Short Fiction in Theory and Practice 14.2   contains selected articles from the 2023 ENSFR conference on Landscape and Temporality plus an interview with writer Thomas Morris and a range of book reviews. Guest editors are Paul Knowles, Ana Garcia-Soriano and Madeleine Sinclair. Topics and authors covered include Inuit short stories, Hungarian short stories, short fiction and domestic space, short fiction and dementia, Theophile Gautier, M.R. James, Michel Faber. Plus an iconoclastic new essay from Jon McGregor. And book reviews. Thanks to everyone involved, including the diligent and supportive peer reviewers.
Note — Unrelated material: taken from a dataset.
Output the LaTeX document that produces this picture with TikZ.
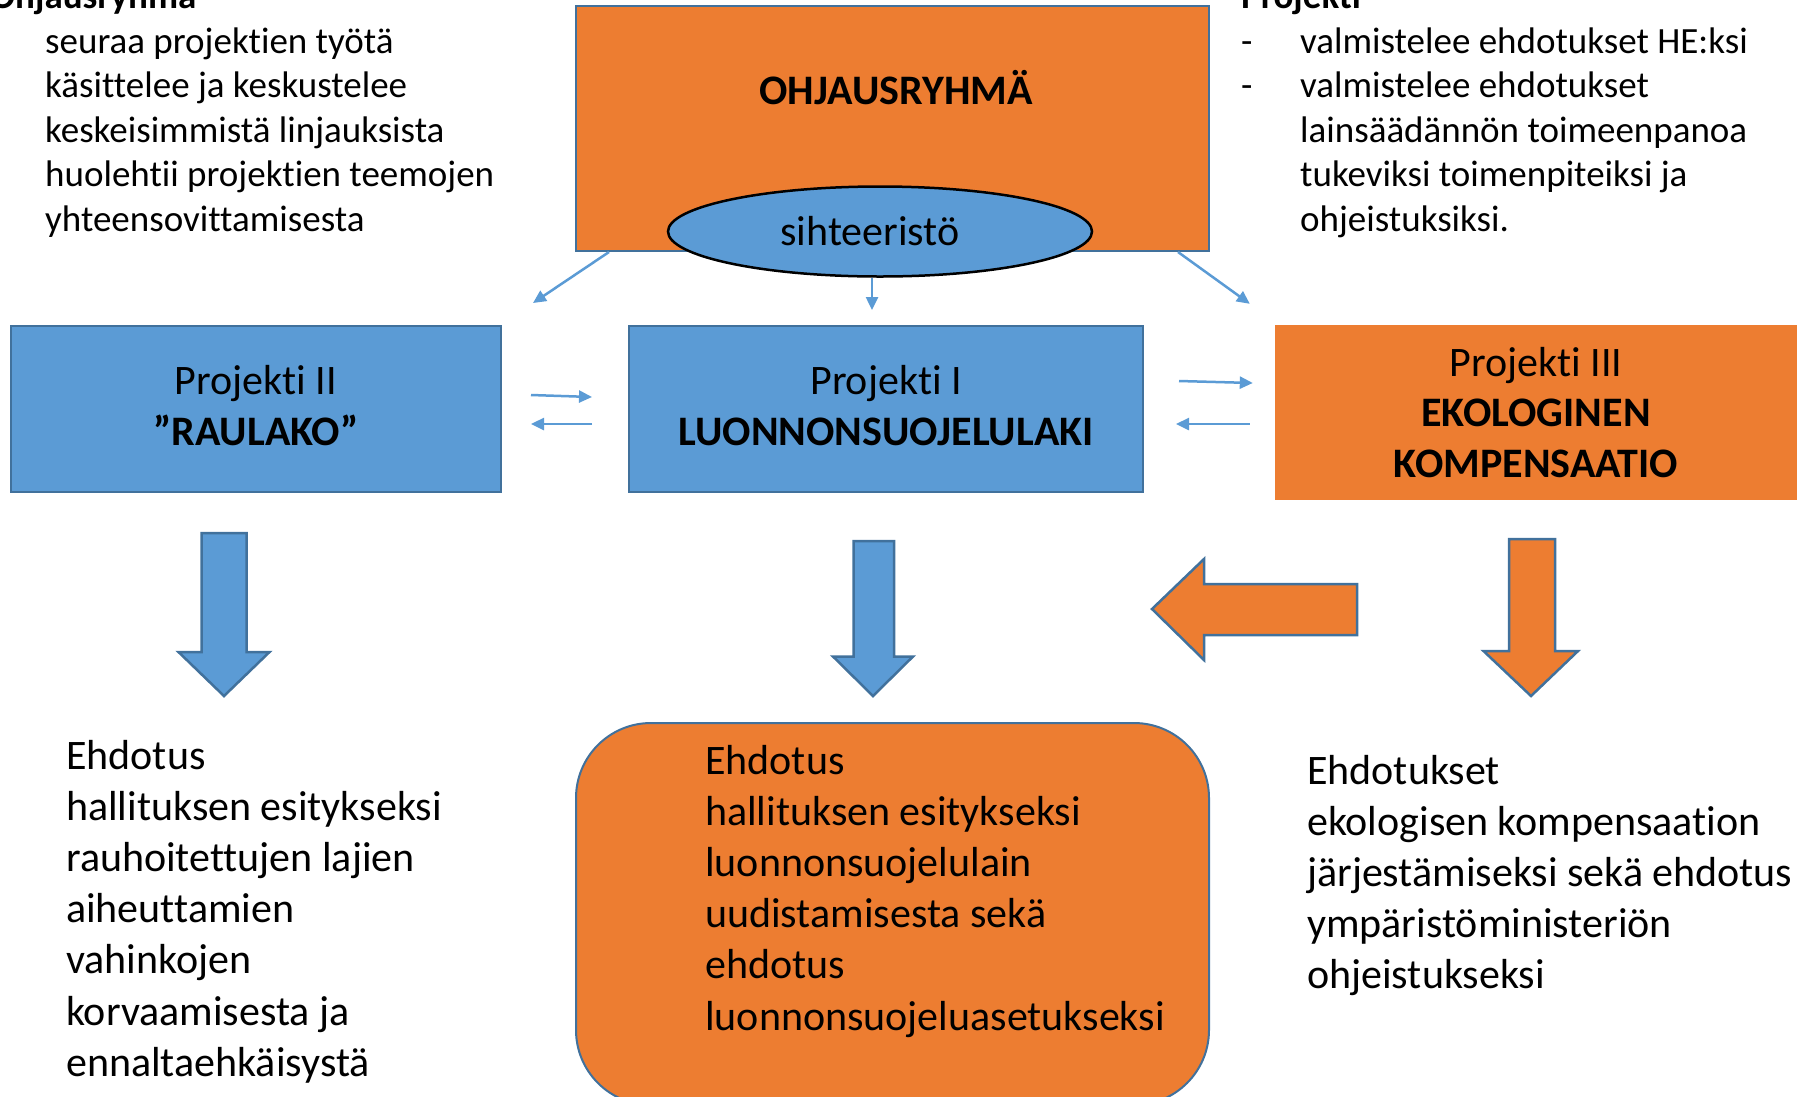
\documentclass[tikz,border=0pt]{standalone}
\usepackage{fontspec}
\setmainfont{Carlito}[Ligatures=NoCommon]
\usetikzlibrary{shapes,arrows.meta,positioning,calc}

\definecolor{boxorange}{HTML}{ED7D31}
\definecolor{boxblue}{HTML}{5B9BD5}
\definecolor{edgeblue}{HTML}{41719C}

\begin{document}
\begin{tikzpicture}[x=1pt, y=-1pt]

% Define styles
\tikzstyle{steer_box} = [rectangle, minimum width=633pt, minimum height=245pt, draw=edgeblue, fill=boxorange, line width=2pt, inner sep=0pt]
\tikzstyle{secretary} = [ellipse, minimum width=424pt, minimum height=90pt, draw=black, fill=boxblue, line width=2.5pt, inner sep=0pt, font=\fontsize{42}{51}\selectfont]
\tikzstyle{project_blue} = [rectangle, minimum height=166pt, align=center, draw=edgeblue, fill=boxblue, line width=2pt, inner sep=0pt, text depth=8pt, font=\fontsize{42}{51}\selectfont]
\tikzstyle{project_orange} = [rectangle, minimum height=175pt, align=center, fill=boxorange, inner sep=0pt, font=\fontsize{42}{50.5}\selectfont]
\tikzstyle{result_box} = [rectangle, rounded corners=75pt, minimum width=633pt, minimum height=382pt, draw=edgeblue, fill=boxorange, line width=2pt, inner sep=0pt]
\tikzstyle{small_note} = [anchor=base west, inner sep=0pt, font=\fontsize{37}{44.6}\selectfont]
\tikzstyle{big_note} = [anchor=base west, inner sep=0pt, font=\fontsize{42}{51.2}\selectfont]
\tikzstyle{link} = [draw=boxblue, line width=2.5pt, -{Triangle[length=13pt, width=12pt]}]
\tikzstyle{block_blue} = [draw=edgeblue, fill=boxblue, line width=2.5pt, line join=miter]
\tikzstyle{block_orange} = [draw=edgeblue, fill=boxorange, line width=2.5pt, line join=miter]

\useasboundingbox (0,0) rectangle (1806,1096);
\clip (0,0) rectangle (1806,1096);

% Ohjausryhma notes (top left)
\node (steer_head) [small_note, font=\fontsize{37}{44.6}\selectfont\bfseries] at (-10,8) {Ohjausryhmä};
\node (steer_notes) [small_note] at (45,53) {\begin{tabular}[t]{@{}l@{}}
seuraa projektien työtä \\
käsittelee ja keskustelee \\
keskeisimmistä linjauksista \\
huolehtii projektien teemojen \\
yhteensovittamisesta
\end{tabular}};

% Projekti notes (top right)
\node (proj_head) [small_note, font=\fontsize{37}{44.6}\selectfont\bfseries] at (1241,8) {Projekti};
\node (proj_notes) [small_note] at (1241,53) {\begin{tabular}[t]{@{}l@{}}
\makebox[59pt][l]{-}valmistelee ehdotukset HE:ksi \\
\makebox[59pt][l]{-}valmistelee ehdotukset \\
\hspace*{59pt}lainsäädännön toimeenpanoa \\
\hspace*{59pt}tukeviksi toimenpiteiksi ja \\
\hspace*{59pt}ohjeistuksiksi.
\end{tabular}};

% Steering group
\node (ohjaus) [steer_box] at (892.5,128.5) {};
\node (ohjaus_txt) [anchor=base, font=\fontsize{42}{51}\selectfont\bfseries] at (896,104) {OHJAUSRYHMÄ};
\node (sihteeristo) [secretary] at (880,231.5) {\hspace*{-20pt}sihteeristö};

% Projects
\node (p2) [project_blue, minimum width=490pt] at (256,409) {Projekti II\\\textbf{”RAULAKO”}};
\node (p1) [project_blue, minimum width=514pt] at (886,409) {Projekti I\\\textbf{LUONNONSUOJELULAKI}};
\node (p3) [project_orange, minimum width=522pt] at (1536,412.5) {Projekti III\\\textbf{EKOLOGINEN}\\\textbf{KOMPENSAATIO}};

% Steering links
\draw [link] ($(ohjaus.south west)+(34,0)$) -- ($(p2.north east)+(31,-22)$);
\draw [link] ($(sihteeristo.south)+(-8,0)$) -- ($(p1.north)+(-14,-15)$);
\draw [link] ($(ohjaus.south east)+(-32,0)$) -- ($(p3.north west)+(-25,-21)$);

% Links between projects
\draw [link] ($(p2.east)+(29,-14)$) -- ($(p1.west)+(-36,-12)$);
\draw [link] ($(p1.west)+(-36,15)$) -- ($(p2.east)+(29,15)$);
\draw [link] ($(p1.east)+(35,-28)$) -- ($(p3.west)+(-22,-29.5)$);
\draw [link] ($(p3.west)+(-25,11.5)$) -- ($(p1.east)+(32,15)$);

% Block arrows
\draw [block_blue] (201.5,533) -- (246.5,533) -- (246.5,652) -- (269.5,652) -- (224,696) -- (178.5,652) -- (201.5,652) -- cycle;
\draw [block_blue] (853.5,541) -- (894,541) -- (894,656.5) -- (913,656.5) -- (873,696) -- (833,656.5) -- (853.5,656.5) -- cycle;
\draw [block_orange] (1357,584) -- (1204,584) -- (1204,559) -- (1152,609) -- (1204,660) -- (1204,635) -- (1357,635) -- cycle;
\draw [block_orange] (1509,539) -- (1555,539) -- (1555,651) -- (1578,651) -- (1531,696) -- (1483.5,651) -- (1509,651) -- cycle;

% Results
\node (res_left) [big_note] at (66,769) {\begin{tabular}[t]{@{}l@{}}
Ehdotus \\
hallituksen esitykseksi \\
rauhoitettujen lajien \\
aiheuttamien \\
vahinkojen \\
korvaamisesta ja \\
ennaltaehkäisystä
\end{tabular}};

\node (result) [result_box] at (892.5,914) {};
\node (result_txt) [big_note] at (705,774) {\begin{tabular}[t]{@{}l@{}}
Ehdotus \\
hallituksen esitykseksi \\
luonnonsuojelulain \\
uudistamisesta sekä \\
ehdotus \\
luonnonsuojeluasetukseksi
\end{tabular}};

\node (res_right) [big_note] at (1307,784) {\begin{tabular}[t]{@{}l@{}}
Ehdotukset \\
ekologisen kompensaation \\
järjestämiseksi sekä ehdotus \\
ympäristöministeriön \\
ohjeistukseksi
\end{tabular}};

\end{tikzpicture}
\end{document}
A second volume will follow shortly.

Best British Short Stories 2024 edited by Nicholas Royle

Salt Press has recently published Best British Short Stories 2024, edited by Nicholas Royle. It features stories by Alan Beard, Kevin Boniface, Paul Brownsey, Claire Carroll, ECM Cheung, Jonathan Coe, Rosie Garland, Kerry Hadley-Pryce, Timothy Jarvis, Cynan Jones, Bhanu Kapil, Sonya Moor, Alison Moore, Gregory Norminton, Nicholas Royle, Cherise Saywell, Kamila Shamsie, Ben Tufnell, Charlotte Turnbull and Cate West.

 

Reading Alice Munro’s Breakthrough Books: A Suite in Four Voices, by J.R (Tim) Struthers, Ailsa Cox, Corrine Bigot, and Catherine Sheldrick Ross

Edinburgh University Press releases Reading Alice Munro’s Breakthrough Books: A Suite in Four Voices, by J.R (Tim) Struthers, Ailsa Cox, Corrine Bigot, and Catherine Sheldrick Ross – an engaging and authoritative assessment of the middle period in the career of Alice Munro, and an exciting new model for how criticism can be collectively written.

The South African Short Story in English, 1920–2010: When Aesthetics Meets Ethics, by Marta Fossati

The South African Short Story in English, 19202010: When Aesthetics Meets Ethics, by Marta Fossati

Oxford University Press, 2024, pp. 289. ISBN: 9780198910978

This book explores – through a close reading and several deep dives into the history of print culture – the development of the South African short story in English, from the late 1920s to the first decade of the new millennium. It explores a selection of short stories by Black South African writers – Rolfes and Herbert Dhlomo, Peter Abrahams, Can Themba, Alex La Guma, Mtutuzeli Matshoba, Ahmed Essop and Zoë Wicomb – with particular focus on the dialogue between ethics and aesthetics performed by these texts with regard to the evolution of South Africa’s socio-political situation.

By focusing on Black short fiction, this book problematizes and complicates the often-polarized readings of Black literature in South Africa, torn between the notions of literariness, protest and journalism. Owing to material constraints, short fiction in South Africa primarily circulated first through local print media, which this study analyses in detail, with a focus on the cross-fertilization between journalism and the short story. While rooted in the South African context, this book is also alert to the translocal dimension of the short stories considered, exploring the ethical and aesthetical practice of intertextuality. It is thus also a book that complicates the aesthetics/ethics binary, generic classifications, and the categories of the literary and the political.